Both push their results to XCom (workspaces and jobs keys respectively), so downstream tasks can use them.

JobRunSensor polls the DataRecs API until the run reaches a terminal state:

  • COMPLETED — sensor succeeds, pushes run_result to XCom.
  • FAILED — sensor raises AirflowException with the error details.
  • CANCELLED — sensor raises AirflowException.
from airflow.providers.datarecs.sensors.job_run import JobRunSensor
wait = JobRunSensor(
task_id="wait_for_completion",
job_id="{{ ti.xcom_pull(task_ids='trigger', key='job_id') }}",
workspace_id="{{ ti.xcom_pull(task_ids='trigger', key='workspace_id') }}",
run_id="{{ ti.xcom_pull(task_ids='trigger', key='run_id') }}",
poke_interval=30, # seconds between polls
timeout=7200, # max wait time in seconds
mode="poke",
)

After the sensor confirms completion, use GetJobRunResultOperator to get the row counts and status:

from airflow.providers.datarecs.operators.get_job_run_result import GetJobRunResultOperator
result = GetJobRunResultOperator(
task_id="get_result",
job_id="{{ ti.xcom_pull(task_ids='trigger', key='job_id') }}",
workspace_id="{{ ti.xcom_pull(task_ids='trigger', key='workspace_id') }}",
run_id="{{ ti.xcom_pull(task_ids='trigger', key='run_id') }}",
)

The operator pushes run_result to XCom with fields: status, rows_processed, rows_matched, rows_unmatched, started_at, completed_at, and error.

IssueResolution
AirflowConfigException: Invalid or expired API keyCheck the API key in your Airflow connection. Ensure it hasn’t been revoked.
AirflowException: Resource not foundVerify the job ID / workspace ID (or names) are correct.
AirflowException: Workspace 'X' not foundThe workspace name doesn’t match any workspace.
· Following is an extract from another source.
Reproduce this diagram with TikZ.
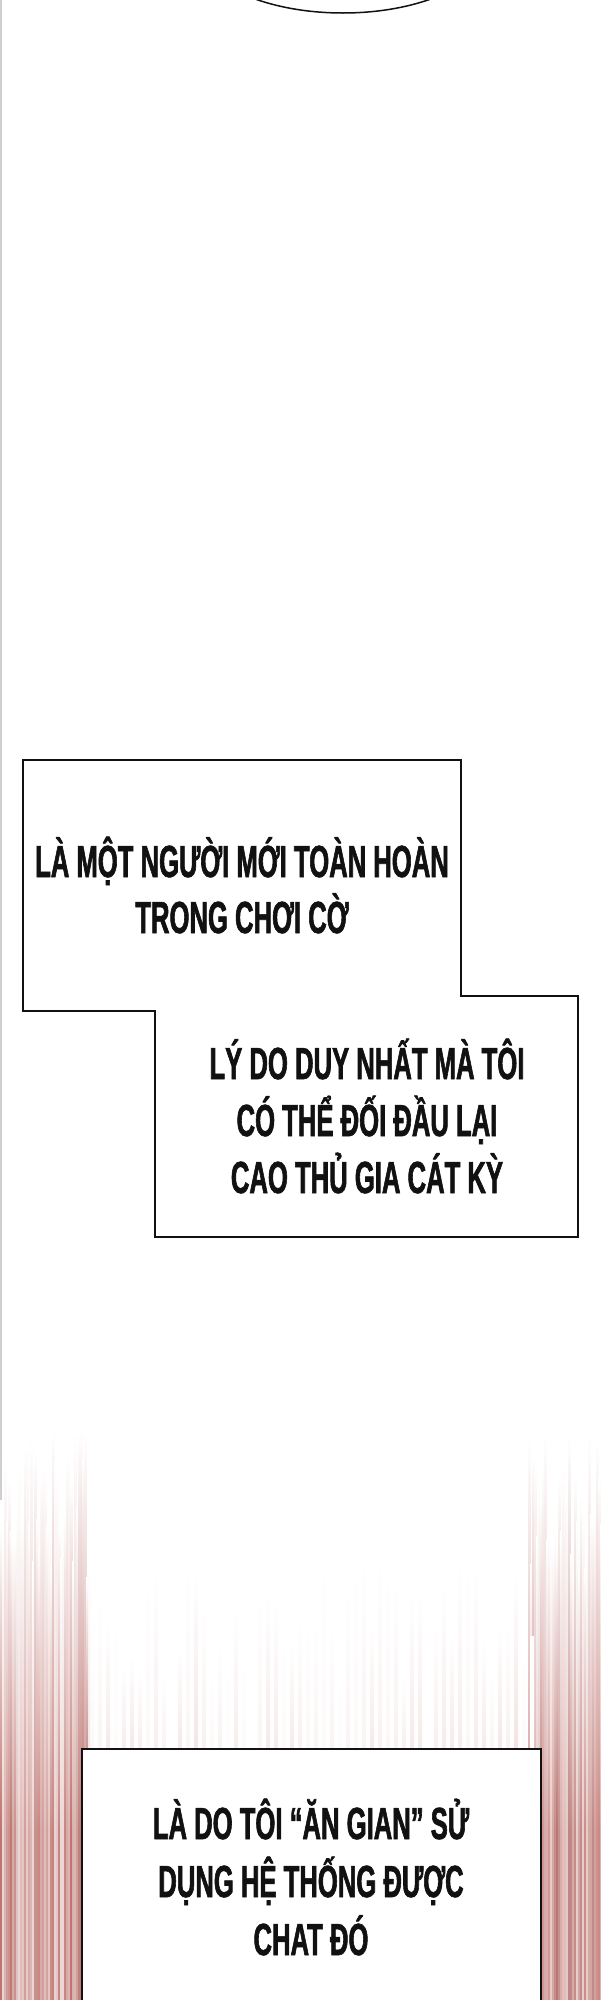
\documentclass[tikz,border=0pt]{standalone}
\usepackage{fontspec}
\newfontfamily\comic{Liberation Sans}[FakeStretch=0.57, FakeBold=1.3]
\definecolor{inkc}{HTML}{111111}
\definecolor{streak}{HTML}{C47670}
\definecolor{streakd}{HTML}{9E5552}
\definecolor{borderg}{HTML}{CFCFCF}
\tikzset{
  panel/.style={draw=inkc, line width=1.6pt, fill=white},
  txt/.style={font=\comic\bfseries\fontsize{45}{57}\selectfont, text=inkc, inner sep=0pt, anchor=base},
}
\begin{document}
\begin{tikzpicture}[x=1pt, y=-1pt]
\useasboundingbox (0,0) rectangle (600,2000);
\fill[white] (0,0) rectangle (600,2000);
% left page border
\fill[borderg] (0,0) rectangle (2,1500);
% red streaks, left band
\pgfmathsetseed{11}
\foreach \k in {0,...,44}{
  \pgfmathsetmacro\xx{\k*2}
  \pgfmathsetmacro\ty{1430+rnd*150}
  \pgfmathsetmacro\mix{int(25+rnd*75)}
  \pgfmathsetmacro\dk{int(rnd*60)}
  \shade[top color=white, bottom color=streakd!\dk!streak!\mix!white] (\xx,\ty) rectangle (\xx+2.3,1830);
  \fill[streakd!\dk!streak!\mix!white] (\xx,1829) rectangle (\xx+2.3,2000);
}
% red streaks, right band
\foreach \k in {0,...,36}{
  \pgfmathsetmacro\xx{528+\k*2}
  \pgfmathsetmacro\ty{1430+rnd*150}
  \pgfmathsetmacro\mix{int(25+rnd*75)}
  \pgfmathsetmacro\dk{int(rnd*70)}
  \shade[top color=white, bottom color=streakd!\dk!streak!\mix!white] (\xx,\ty) rectangle (\xx+2.3,1830);
  \fill[streakd!\dk!streak!\mix!white] (\xx,1829) rectangle (\xx+2.3,2000);
}
% faint streaks in the middle
\foreach \k in {0,...,55}{
  \pgfmathsetmacro\xx{90+\k*8}
  \pgfmathsetmacro\ty{1560+rnd*120}
  \pgfmathsetmacro\mix{int(rnd*22)}
  \shade[top color=white, bottom color=streak!\mix!white] (\xx,\ty) rectangle (\xx+4,1755);
}
% speech bubble at the top
\draw[draw=inkc, line width=1.5pt, fill=white] (343,-61) ellipse [x radius=150, y radius=74];
% first stepped panel
\draw[panel] (23,760) -- (461,760) -- (461,996) -- (578,996) -- (578,1237)
  -- (155,1237) -- (155,1011) -- (23,1011) -- cycle;
\node[txt] (a1) at (242,877) {LÀ MỘT NGƯỜI MỚI TOÀN HOÀN};
\node[txt] (a2) at (242,933) {TRONG CHƠI CỜ};
\node[txt] (b1) at (367,1079) {LÝ DO DUY NHẤT MÀ TÔI};
\node[txt] (b2) at (367,1136) {CÓ THỂ ĐỐI ĐẦU LẠI};
\node[txt] (b3) at (367,1193) {CAO THỦ GIA CÁT KỲ};
% bottom panel
\draw[panel] (82,1749) rectangle (541,2004);
\node[txt] (c1) at (311,1839) {LÀ DO TÔI “ĂN GIAN” SỬ};
\node[txt] (c2) at (311,1897) {DỤNG HỆ THỐNG ĐƯỢC};
\node[txt] (c3) at (311,1955) {CHAT ĐÓ};
\end{tikzpicture}
\end{document}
Check spelling and case.
AirflowException: Multiple jobs named 'X' foundJob names must be unique within a workspace when using TriggerJobRunByNameOperator. Use TriggerJobRunOperator with explicit IDs instead.
Sensor times outIncrease the timeout parameter, or check the DataRecs console for stuck runs.